[Records for this exercise]:
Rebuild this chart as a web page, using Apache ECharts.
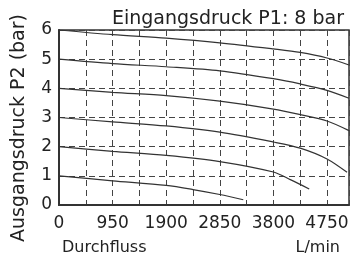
--
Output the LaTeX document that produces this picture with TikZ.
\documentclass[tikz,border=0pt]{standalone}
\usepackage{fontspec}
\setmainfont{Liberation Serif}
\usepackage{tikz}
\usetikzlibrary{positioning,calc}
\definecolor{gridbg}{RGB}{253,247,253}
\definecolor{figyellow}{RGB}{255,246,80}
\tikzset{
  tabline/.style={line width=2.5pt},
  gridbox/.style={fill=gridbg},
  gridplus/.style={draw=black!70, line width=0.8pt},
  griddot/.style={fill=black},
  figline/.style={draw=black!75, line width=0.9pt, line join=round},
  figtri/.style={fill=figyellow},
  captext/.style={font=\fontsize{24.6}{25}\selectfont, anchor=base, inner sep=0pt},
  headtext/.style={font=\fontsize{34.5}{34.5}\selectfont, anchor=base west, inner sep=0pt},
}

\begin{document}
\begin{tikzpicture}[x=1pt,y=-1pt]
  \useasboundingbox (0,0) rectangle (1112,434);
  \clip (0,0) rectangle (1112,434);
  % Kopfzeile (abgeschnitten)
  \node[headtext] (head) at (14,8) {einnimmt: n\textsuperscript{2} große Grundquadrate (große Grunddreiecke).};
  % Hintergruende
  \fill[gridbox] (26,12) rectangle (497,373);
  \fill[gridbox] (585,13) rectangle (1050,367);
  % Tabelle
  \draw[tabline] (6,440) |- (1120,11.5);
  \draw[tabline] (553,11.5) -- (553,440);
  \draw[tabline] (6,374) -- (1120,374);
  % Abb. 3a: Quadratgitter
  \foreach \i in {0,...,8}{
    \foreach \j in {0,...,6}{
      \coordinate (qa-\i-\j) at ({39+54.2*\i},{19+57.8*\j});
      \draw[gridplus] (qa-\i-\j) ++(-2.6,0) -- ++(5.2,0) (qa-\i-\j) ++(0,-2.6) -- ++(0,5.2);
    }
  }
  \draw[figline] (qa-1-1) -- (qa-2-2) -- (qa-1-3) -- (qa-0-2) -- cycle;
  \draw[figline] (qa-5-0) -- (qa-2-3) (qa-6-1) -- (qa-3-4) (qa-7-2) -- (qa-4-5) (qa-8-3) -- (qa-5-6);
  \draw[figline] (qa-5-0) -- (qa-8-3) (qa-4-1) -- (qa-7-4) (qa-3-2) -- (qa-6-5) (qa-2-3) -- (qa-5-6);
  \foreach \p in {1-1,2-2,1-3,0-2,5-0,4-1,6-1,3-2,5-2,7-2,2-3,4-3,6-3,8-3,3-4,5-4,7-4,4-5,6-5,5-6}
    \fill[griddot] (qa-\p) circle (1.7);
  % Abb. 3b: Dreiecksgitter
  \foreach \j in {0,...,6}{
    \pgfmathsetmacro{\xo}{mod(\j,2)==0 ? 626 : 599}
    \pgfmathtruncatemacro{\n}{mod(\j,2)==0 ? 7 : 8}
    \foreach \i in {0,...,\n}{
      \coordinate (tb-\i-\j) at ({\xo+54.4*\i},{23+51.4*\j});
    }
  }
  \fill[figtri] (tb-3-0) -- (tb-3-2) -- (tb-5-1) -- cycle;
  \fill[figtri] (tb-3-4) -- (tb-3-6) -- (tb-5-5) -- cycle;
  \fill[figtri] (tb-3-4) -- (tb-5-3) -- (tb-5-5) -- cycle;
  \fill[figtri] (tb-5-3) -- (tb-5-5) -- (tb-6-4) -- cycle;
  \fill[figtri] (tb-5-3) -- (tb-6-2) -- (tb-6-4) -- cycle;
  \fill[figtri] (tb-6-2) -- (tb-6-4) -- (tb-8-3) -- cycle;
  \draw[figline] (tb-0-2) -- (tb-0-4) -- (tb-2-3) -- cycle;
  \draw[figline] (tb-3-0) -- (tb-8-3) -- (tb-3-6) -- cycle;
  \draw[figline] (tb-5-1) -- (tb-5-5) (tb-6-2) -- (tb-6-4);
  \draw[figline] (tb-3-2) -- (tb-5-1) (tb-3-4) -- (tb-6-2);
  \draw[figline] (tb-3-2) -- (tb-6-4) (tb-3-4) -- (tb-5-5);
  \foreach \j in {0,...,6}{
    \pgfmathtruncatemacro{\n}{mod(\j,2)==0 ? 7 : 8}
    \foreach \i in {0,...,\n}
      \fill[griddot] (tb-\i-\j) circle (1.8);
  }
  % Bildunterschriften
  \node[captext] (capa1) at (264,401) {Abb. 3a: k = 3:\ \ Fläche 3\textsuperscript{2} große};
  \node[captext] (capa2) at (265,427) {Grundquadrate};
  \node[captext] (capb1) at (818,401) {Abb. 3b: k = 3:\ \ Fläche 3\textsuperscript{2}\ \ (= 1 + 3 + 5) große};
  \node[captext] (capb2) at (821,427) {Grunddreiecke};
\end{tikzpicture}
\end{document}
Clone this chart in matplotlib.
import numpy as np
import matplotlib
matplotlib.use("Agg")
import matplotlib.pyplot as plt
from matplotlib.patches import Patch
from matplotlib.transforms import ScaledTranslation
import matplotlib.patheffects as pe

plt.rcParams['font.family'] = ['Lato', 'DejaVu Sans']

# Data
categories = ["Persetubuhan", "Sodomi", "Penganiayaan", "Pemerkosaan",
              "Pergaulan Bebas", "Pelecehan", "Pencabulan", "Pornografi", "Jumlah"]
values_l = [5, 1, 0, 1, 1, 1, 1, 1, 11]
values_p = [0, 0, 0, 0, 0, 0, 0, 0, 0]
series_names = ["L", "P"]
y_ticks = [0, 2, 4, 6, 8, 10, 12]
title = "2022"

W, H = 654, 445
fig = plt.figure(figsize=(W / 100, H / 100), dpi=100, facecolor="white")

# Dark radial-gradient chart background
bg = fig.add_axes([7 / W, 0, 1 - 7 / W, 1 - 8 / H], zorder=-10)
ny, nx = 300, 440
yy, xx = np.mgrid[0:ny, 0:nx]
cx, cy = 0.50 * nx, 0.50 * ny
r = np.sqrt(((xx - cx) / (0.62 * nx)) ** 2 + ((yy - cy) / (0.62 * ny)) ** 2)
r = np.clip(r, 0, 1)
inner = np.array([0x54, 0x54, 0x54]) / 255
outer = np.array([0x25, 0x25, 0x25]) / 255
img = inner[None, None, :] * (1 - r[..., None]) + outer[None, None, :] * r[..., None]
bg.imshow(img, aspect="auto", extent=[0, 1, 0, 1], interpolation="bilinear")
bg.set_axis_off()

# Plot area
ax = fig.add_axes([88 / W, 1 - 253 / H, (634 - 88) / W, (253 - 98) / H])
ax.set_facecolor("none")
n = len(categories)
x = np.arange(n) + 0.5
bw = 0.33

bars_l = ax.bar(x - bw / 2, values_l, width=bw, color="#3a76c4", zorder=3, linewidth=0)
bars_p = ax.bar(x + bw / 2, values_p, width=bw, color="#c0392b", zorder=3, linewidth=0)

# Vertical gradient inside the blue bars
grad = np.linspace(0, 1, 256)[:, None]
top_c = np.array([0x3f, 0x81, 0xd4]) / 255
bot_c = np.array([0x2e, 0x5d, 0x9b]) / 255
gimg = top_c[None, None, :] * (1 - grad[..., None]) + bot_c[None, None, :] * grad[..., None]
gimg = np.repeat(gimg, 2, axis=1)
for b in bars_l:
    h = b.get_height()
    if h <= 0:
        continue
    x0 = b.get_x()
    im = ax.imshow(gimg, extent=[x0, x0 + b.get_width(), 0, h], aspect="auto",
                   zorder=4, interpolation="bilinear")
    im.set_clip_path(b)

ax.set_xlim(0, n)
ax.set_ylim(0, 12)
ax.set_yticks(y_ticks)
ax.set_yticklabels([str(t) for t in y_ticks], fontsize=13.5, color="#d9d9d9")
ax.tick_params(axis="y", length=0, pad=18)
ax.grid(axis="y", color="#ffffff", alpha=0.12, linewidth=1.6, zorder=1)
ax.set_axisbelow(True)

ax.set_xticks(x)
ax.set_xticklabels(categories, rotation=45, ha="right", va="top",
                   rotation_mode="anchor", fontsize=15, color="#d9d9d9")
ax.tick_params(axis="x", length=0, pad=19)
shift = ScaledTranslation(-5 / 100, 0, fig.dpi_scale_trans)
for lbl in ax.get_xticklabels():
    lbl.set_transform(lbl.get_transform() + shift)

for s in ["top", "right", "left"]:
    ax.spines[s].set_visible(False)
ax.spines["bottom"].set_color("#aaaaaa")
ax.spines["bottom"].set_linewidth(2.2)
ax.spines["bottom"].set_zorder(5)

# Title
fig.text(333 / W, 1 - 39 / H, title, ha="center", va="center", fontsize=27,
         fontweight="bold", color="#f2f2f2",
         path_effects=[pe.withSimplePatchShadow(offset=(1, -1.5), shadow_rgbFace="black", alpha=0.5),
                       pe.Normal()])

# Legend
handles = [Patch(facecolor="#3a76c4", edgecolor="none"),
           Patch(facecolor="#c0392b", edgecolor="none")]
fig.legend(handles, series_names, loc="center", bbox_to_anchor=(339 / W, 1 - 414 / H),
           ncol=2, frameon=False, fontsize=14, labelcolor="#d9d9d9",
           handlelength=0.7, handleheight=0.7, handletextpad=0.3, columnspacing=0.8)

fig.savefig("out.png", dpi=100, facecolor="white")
* * *
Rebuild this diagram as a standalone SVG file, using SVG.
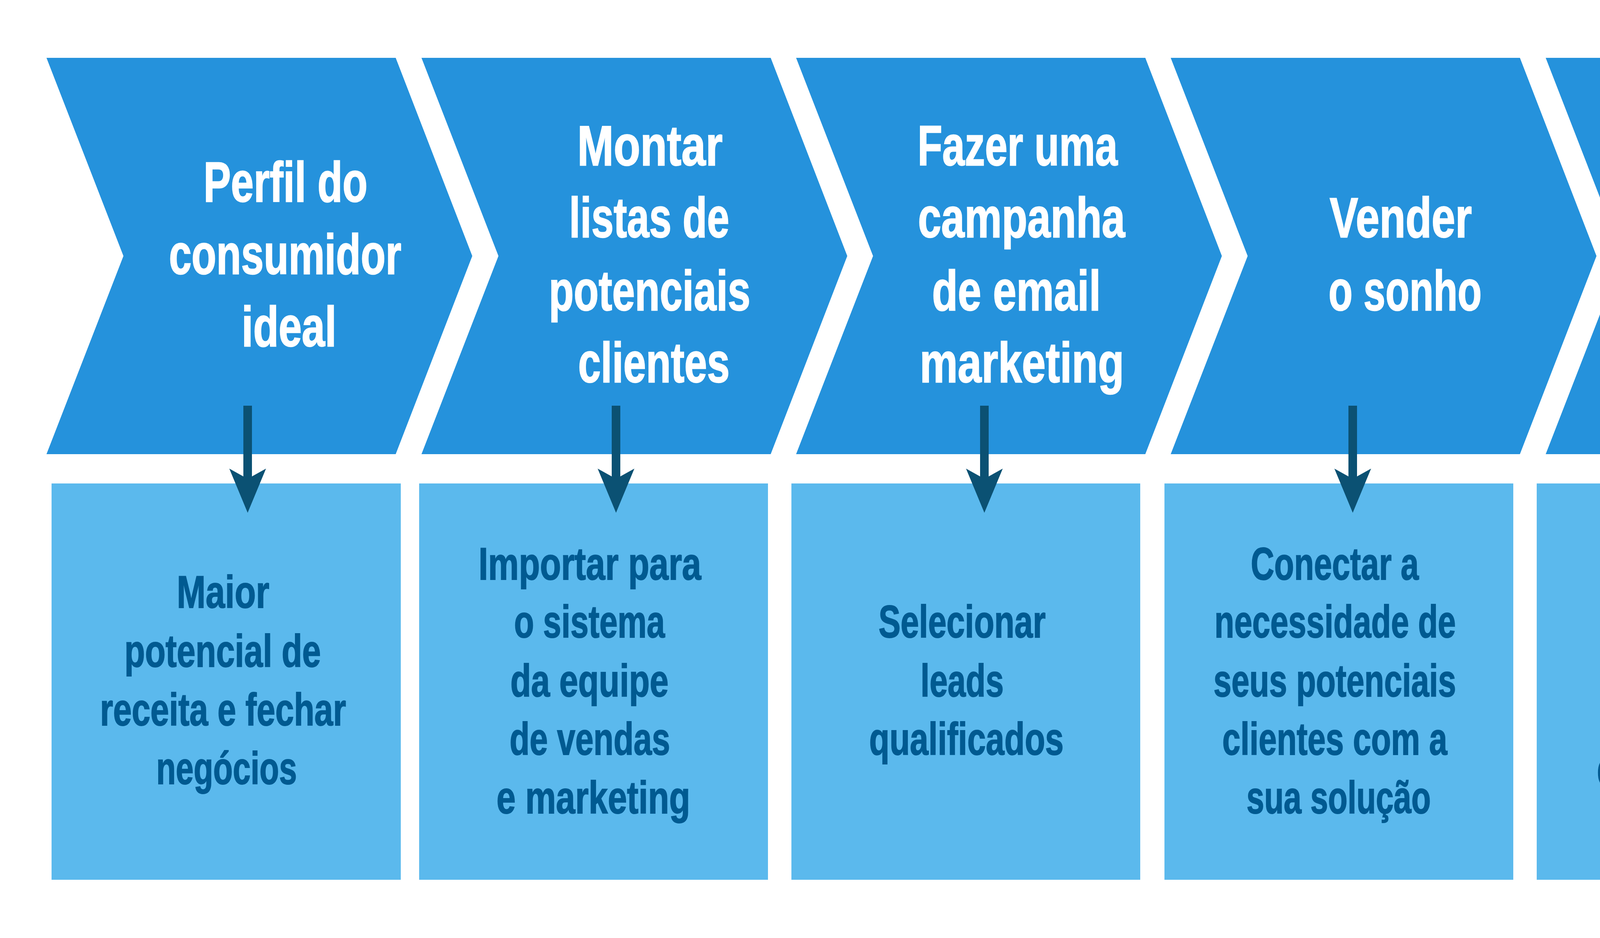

[Task to carry out]: Begin with the line that has "Clone this chart in matplotlib." in the listing above and end after the line that has "import matplotlib.patheffects as pe"; output those lines exactly.

[Solved problem]:
Clone this chart in matplotlib.
import numpy as np
import matplotlib
matplotlib.use("Agg")
import matplotlib.pyplot as plt
from matplotlib.patches import Patch
from matplotlib.transforms import ScaledTranslation
import matplotlib.patheffects as pe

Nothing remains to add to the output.